Executive Summary
In many divorces, one party claims they can’t afford support while the lifestyle tells a different story. Lifestyle analysis uses financial records to compare spending patterns against reported income and available funds. The goal is not guesswork—it’s connecting bank activity, credit card usage, cash transfers, and third-party payments to establish what it actually costs to maintain the marital standard of living and whether hidden cash flow may exist.
1) What a “Lifestyle Claim” Usually Involves
Lifestyle issues often show up as disputes over income, underreported business earnings, cash spending, or the true level of discretionary expenses. The analysis can inform support positions and credibility arguments when disclosures do not match observed spending.
2) Core Data Sources Used in Lifestyle Analysis
- Bank statements (all accounts, including savings and money market)
- Credit card statements
- Loan and line-of-credit activity
- Payment apps and transfer logs (where available)

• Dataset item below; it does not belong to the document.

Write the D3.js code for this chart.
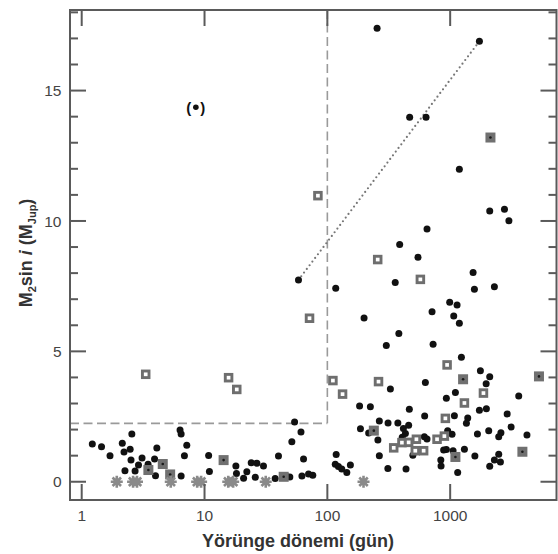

- Business records when personal spending runs through the business
3) How Spending Is Reconstructed
Transactions are organized into meaningful categories (housing, vehicles, groceries, travel, healthcare, children, entertainment, and recurring subscriptions). Large one-time items are identified separately from ongoing baseline spending, and unusual spikes are traced to their source.
4) Red Flags That Suggest Hidden Income or Resources
- Cash withdrawals that exceed reasonable household use
- Payments to unknown individuals or repeated transfers to related parties
- Business-paid personal expenses
- High discretionary spending despite claimed low income
- Undisclosed accounts, cards, or payment app activity
5) Common “Storylines” the Records Can Confirm or Contradict
Lifestyle analysis can help evaluate explanations like “a family member paid the bills,” “the business had a bad year,” or “those were one-time expenses.” The records typically show whether the pattern is isolated or ongoing and whether the funding source is consistent with what’s being represented.
6) How the Work Product Helps Attorneys
- Supports support calculations with evidence-based spending figures
- Identifies discovery targets and subpoenas that matter
- Creates demonstratives that are easier to explain in negotiation or testimony
- Improves settlement leverage when disclosures are incomplete or misleading
Conclusion
When lifestyle and reported income do not align, an evidence-driven reconstruction of spending can materially change the posture of a case. A structured lifestyle analysis doesn’t replace legal argument—it strengthens it by tying positions to verifiable financial activity.